WEIRD BUT TRUE
For one Australian man, the Guinness Book of World Records is in his blood.
James Harrison, 56, set a record for the most blood donated by a single person – 480 liters in more than 800 visits over 38 years to the Australian Red Cross.
Harrison said it’s an honor to donate.
A California man has been sentenced to life in prison for sucking the toes of young boys.
Trenton Veches, 32, a former supervisor of a Newport Beach youth program, was convicted for sucking the toes of 25 boys between the ages of 6 and 10.
After his arrest, Veches told cops he’s been fascinated with feet all his life.

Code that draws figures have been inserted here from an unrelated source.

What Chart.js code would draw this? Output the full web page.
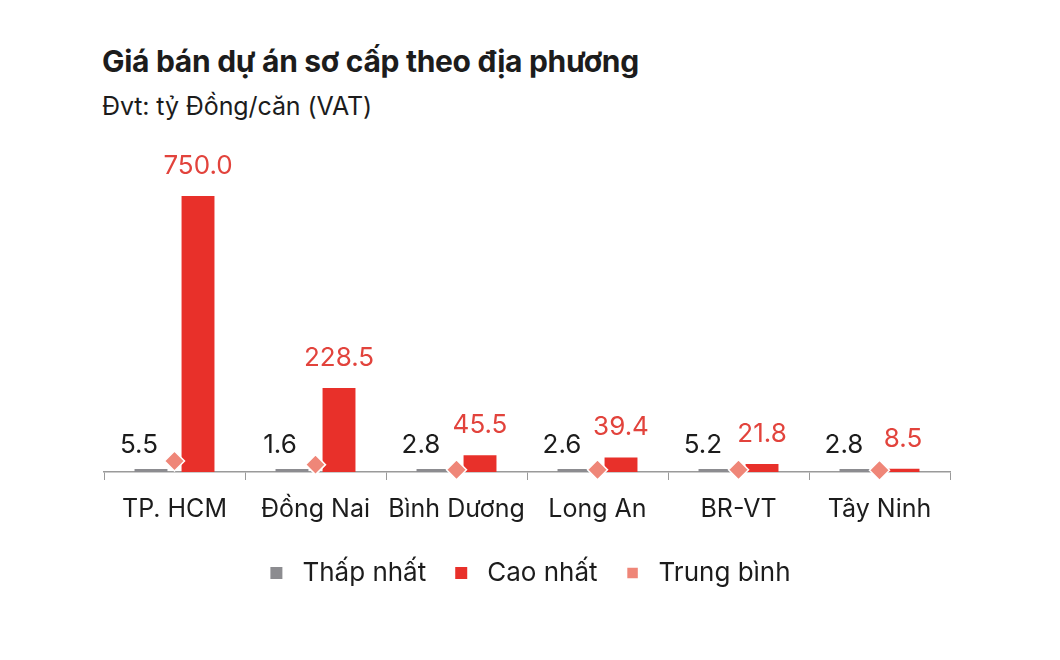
<!DOCTYPE html>
<html>
<head>
<meta charset="utf-8">
<script src="https://cdn.jsdelivr.net/npm/chart.js@4"></script>
<style>
  html, body { margin: 0; padding: 0; background: #fff; }
  body { width: 1060px; height: 660px; position: relative; overflow: hidden; font-family: Inter, "Noto Sans", sans-serif; color: #1c1c1c; }
  .title { position: absolute; left: 102px; top: 43px; font-size: 30px; font-weight: 700; letter-spacing: -0.3px; }
  .sub { position: absolute; left: 102px; top: 91px; font-size: 25px; font-weight: 400; letter-spacing: -0.1px; }
  #wrap { position: absolute; left: 0; top: 0; width: 1060px; height: 660px; }
</style>
</head>
<body>
<div class="title">Giá bán dự án sơ cấp theo địa phương</div>
<div class="sub">Đvt: tỷ Đồng/căn (VAT)</div>
<div id="wrap"><canvas id="chart"></canvas></div>
<script>
  // dữ liệu
  const regions = ["TP. HCM", "Đồng Nai", "Bình Dương", "Long An", "BR-VT", "Tây Ninh"];
  const lowest = [5.5, 1.6, 2.8, 2.6, 5.2, 2.8];
  const highest = [750.0, 228.5, 45.5, 39.4, 21.8, 8.5];
  const average = [30, 20, 6, 6, 6, 5];

  const GRAY = "#8c8c90";
  const RED = "#e8302a";
  const SALMON = "#ef8678";
  const FONT = "Inter, 'Noto Sans', sans-serif";

  // nhãn giá trị trên cột
  const valueLabels = {
    id: "valueLabels",
    afterDatasetsDraw(chart) {
      const ctx = chart.ctx;
      ctx.save();
      ctx.font = "400 26px " + FONT;
      ctx.textAlign = "center";
      ctx.textBaseline = "bottom";
      [0, 1].forEach(di => {
        const meta = chart.getDatasetMeta(di);
        meta.data.forEach((bar, i) => {
          const v = chart.data.datasets[di].data[i];
          if (di === 0) {
            ctx.fillStyle = "#1c1c1c";
            ctx.fillText(v.toFixed(1), bar.x - 12, bar.y - 11);
          } else {
            ctx.fillStyle = "#e2433c";
            ctx.fillText(v.toFixed(1), bar.x, bar.y - 17);
          }
        });
      });
      ctx.restore();
    }
  };

  new Chart(document.getElementById("chart"), {
    type: "bar",
    data: {
      labels: regions,
      datasets: [
        {
          label: "Thấp nhất",
          data: lowest,
          backgroundColor: GRAY,
          order: 1,
          categoryPercentage: 0.667,
          barPercentage: 0.7,
          minBarLength: 3,
        },
        {
          label: "Cao nhất",
          data: highest,
          backgroundColor: RED,
          order: 1,
          categoryPercentage: 0.667,
          barPercentage: 0.7,
        },
        {
          type: "line",
          label: "Trung bình",
          data: average,
          showLine: false,
          pointStyle: "rectRot",
          pointRadius: 10,
          pointHoverRadius: 10,
          pointBackgroundColor: SALMON,
          pointBorderColor: "#ffffff",
          pointBorderWidth: 1.5,
          backgroundColor: SALMON,
          borderColor: SALMON,
          order: 0,
          clip: false,
        },
      ],
    },
    options: {
      responsive: true,
      maintainAspectRatio: false,
      animation: false,
      layout: { padding: { left: 104, right: 110, top: 150, bottom: 64 } },
      scales: {
        x: {
          grid: { drawOnChartArea: false, drawTicks: true, tickLength: 8, color: "#9a9a9a" },
          border: { display: true, color: "#9a9a9a", width: 1.5 },
          ticks: {
            color: "#1c1c1c",
            font: { family: FONT, size: 25 },
            padding: 14,
            maxRotation: 0,
            minRotation: 0,
            autoSkip: false,
          },
        },
        y: { display: false, min: 0, max: 875 },
      },
      plugins: {
        legend: {
          position: "bottom",
          labels: {
            usePointStyle: true,
            pointStyle: "rect",
            boxHeight: 12,
            padding: 22,
            color: "#1c1c1c",
            font: { family: FONT, size: 26 },
            sort: (a, b) => a.datasetIndex - b.datasetIndex,
          },
        },
        tooltip: { enabled: false },
      },
    },
    plugins: [valueLabels],
  });
</script>
</body>
</html>
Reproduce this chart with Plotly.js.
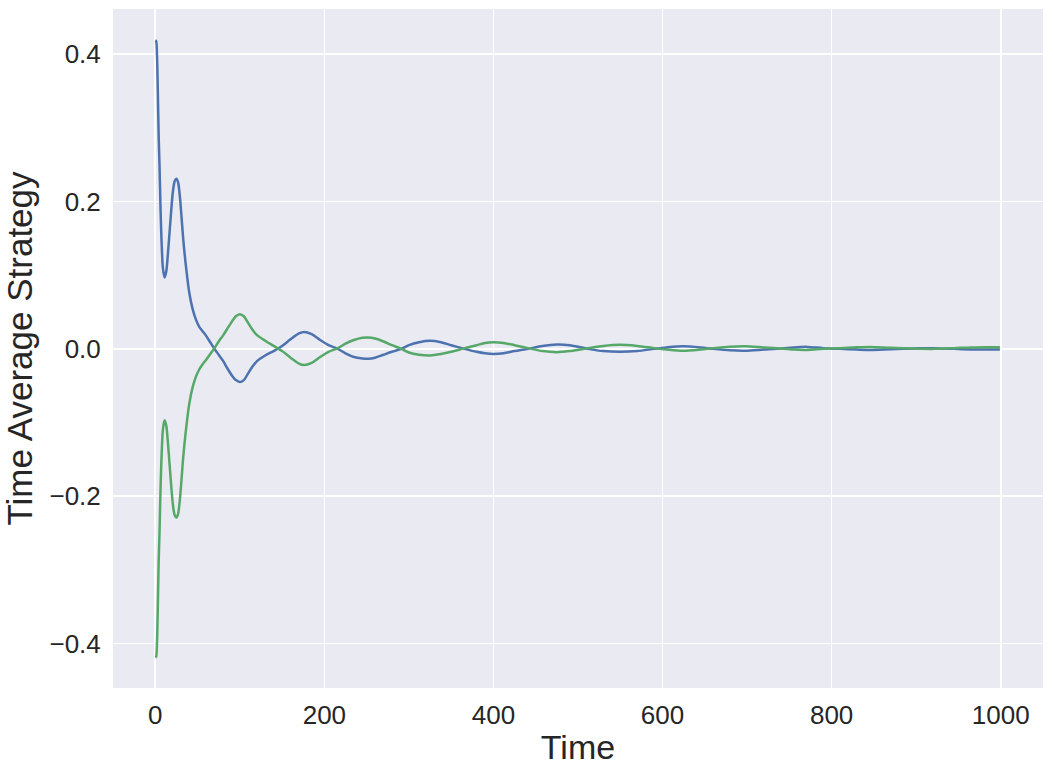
<!DOCTYPE html>
<html>
<head>
<meta charset="utf-8">
<script src="https://cdn.plot.ly/plotly-3.0.1.min.js"></script>
<style>
  html, body { margin: 0; padding: 0; background: #fff; }
  #chart { width: 1053px; height: 773px; }
</style>
</head>
<body>
<div id="chart"></div>
<script>
// time steps (denser where the curves bend)
const time = [
  0, 1, 2, 3, 4, 5, 6, 7, 8, 9, 11, 13, 15, 17, 19, 21, 23, 25, 27, 29, 31, 33, 36,
  40, 44, 48, 52, 56, 60, 65, 70, 75, 80, 85, 90, 95, 100, 105, 110, 115, 120, 130,
  140, 150, 160, 170, 176, 185, 195, 205, 216, 225, 235, 245, 252, 260, 270, 280,
  291, 300, 312, 325, 338, 350, 366, 380, 390, 400, 412, 425, 441, 458, 475, 490,
  512, 530, 549, 570, 590, 605, 624, 645, 660, 680, 698, 720, 735, 755, 771, 790,
  810, 830, 846, 870, 885, 905, 921, 945, 965, 985, 999
];

// first player's time average strategy
const playerOne = [
  0.419, 0.418, 0.40, 0.35, 0.29, 0.25, 0.20, 0.16, 0.13, 0.11, 0.097, 0.105, 0.13,
  0.16, 0.19, 0.215, 0.228, 0.231, 0.226, 0.208, 0.18, 0.15, 0.115,
  0.078, 0.055, 0.040, 0.030, 0.024, 0.018, 0.009, 0.000, -0.008, -0.016, -0.026,
  -0.035, -0.042, -0.045, -0.042, -0.033, -0.024, -0.017, -0.009,
  -0.003, 0.004, 0.013, 0.021, 0.023, 0.020, 0.012, 0.005, 0.000, -0.006, -0.011,
  -0.013, -0.0135, -0.012, -0.008, -0.004,
  0.000, 0.005, 0.009, 0.011, 0.009, 0.005, 0.000, -0.004, -0.006, -0.007, -0.006,
  -0.003, 0.000, 0.004, 0.006, 0.005,
  0.000, -0.003, -0.004, -0.003, 0.000, 0.002, 0.0035, 0.002, 0.000, -0.002,
  -0.0025, -0.001, 0.000, 0.002, 0.0027, 0.001,
  0.000, -0.001, -0.0015, -0.0005, 0.000, 0.0008, 0.0009, 0.000, -0.0007, -0.001, -0.001
];

// second player's time average strategy
const playerTwo = [
  -0.419, -0.418, -0.40, -0.35, -0.29, -0.25, -0.20, -0.16, -0.13, -0.11, -0.097,
  -0.104, -0.128, -0.158, -0.188, -0.213, -0.226, -0.229, -0.224, -0.206, -0.178,
  -0.148, -0.113,
  -0.076, -0.053, -0.038, -0.028, -0.021, -0.015, -0.007, 0.001, 0.010, 0.018, 0.027,
  0.036, 0.044, 0.047, 0.044, 0.035, 0.026, 0.019, 0.011,
  0.004, -0.003, -0.012, -0.020, -0.022, -0.019, -0.011, -0.004, 0.001, 0.007, 0.012,
  0.015, 0.0155, 0.014, 0.010, 0.005,
  0.000, -0.005, -0.008, -0.009, -0.007, -0.004, 0.001, 0.005, 0.008, 0.009, 0.008,
  0.005, 0.001, -0.003, -0.0045, -0.003,
  0.001, 0.004, 0.0055, 0.004, 0.001, -0.001, -0.0027, -0.001, 0.001, 0.003, 0.0036,
  0.002, 0.001, -0.001, -0.0014, 0.000,
  0.001, 0.0022, 0.0027, 0.0015, 0.001, 0.0002, 0.000, 0.001, 0.002, 0.0023, 0.0023
];

const xTicks = [0, 200, 400, 600, 800, 1000];
const yTicks = [-0.4, -0.2, 0.0, 0.2, 0.4];
const yTickText = ['\u22120.4', '\u22120.2', '0.0', '0.2', '0.4'];

const font = 'Liberation Sans, Arial, sans-serif';
const ink = '#262626';

const traces = [
  {
    x: time, y: playerOne, type: 'scatter', mode: 'lines',
    line: { color: '#4C72B0', width: 2.5, shape: 'spline', smoothing: 0.8 },
    showlegend: false
  },
  {
    x: time, y: playerTwo, type: 'scatter', mode: 'lines',
    line: { color: '#55A868', width: 2.5, shape: 'spline', smoothing: 0.8 },
    showlegend: false
  }
];

const layout = {
  width: 1053, height: 773,
  margin: { l: 113, r: 10, t: 9, b: 85 },
  paper_bgcolor: '#ffffff',
  plot_bgcolor: '#EAEAF2',
  font: { family: font, color: ink, size: 26 },
  xaxis: {
    range: [-50, 1050],
    tickvals: xTicks,
    ticktext: xTicks.map(String),
    ticks: 'outside', ticklen: 4, tickcolor: 'rgba(0,0,0,0)',
    showgrid: true, gridcolor: '#ffffff', gridwidth: 1.6,
    zeroline: false, showline: false,
    tickfont: { family: font, size: 26, color: ink },
    title: { text: 'Time', font: { family: font, size: 34, color: ink }, standoff: 5 }
  },
  yaxis: {
    range: [-0.4605, 0.4615],
    tickvals: yTicks,
    ticktext: yTickText,
    ticks: 'outside', ticklen: 6, tickcolor: 'rgba(0,0,0,0)',
    showgrid: true, gridcolor: '#ffffff', gridwidth: 1.6,
    zeroline: false, showline: false,
    tickfont: { family: font, size: 26, color: ink },
    title: { text: 'Time Average Strategy', font: { family: font, size: 35, color: ink }, standoff: 12 }
  }
};

Plotly.newPlot('chart', traces, layout, { displayModeBar: false, staticPlot: true });
</script>
</body>
</html>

A hair-raising scandal has rocked Japan’s venerable sport of sumo wrestling.
For the first time, a sumo wrestler ranked No. 1 has been disqualified for grabbing a fistful of his opponent’s topknot and pulling him down to the ground.
The culprit: Asashory, a mammoth 22-year-old from Mongolia who is sumo’s biggest star.
“A first that has sullied the honor of sumo’s highest rank,” read a Japanese front-page headline.
But the wrestler said it was an accident. “From the beginning to end, I was just trying to win,” he said.
Women all over the world are jumping for joy.
A British product-design graduate has invented a stiletto heel that converts to a flat shoe in an instant.
Ella Kilgour, 22, said she came up with the idea for the all-in-one-shoe after getting blisters and bunions from high heels.
“The stiletto is insanely impractical, hellishly uncomfortable but irreplaceably desirable,” she said.
A doctor in Peru used a store-bought drill and an old pair of pliers to perform brain surgery on a man who had been struck in the head with a metal object in a street fight.
Dr. Cesar Venero said he had no other choice because they “have no [neurosurgical] instruments at the hospital.”
“He was dying, so I had no choice but to run to a hardware store to buy a drill and use the pliers that I fix my car with, of course after sterilizing them,” Venero said.
He said the patient, Centeno Quispe, is doing well.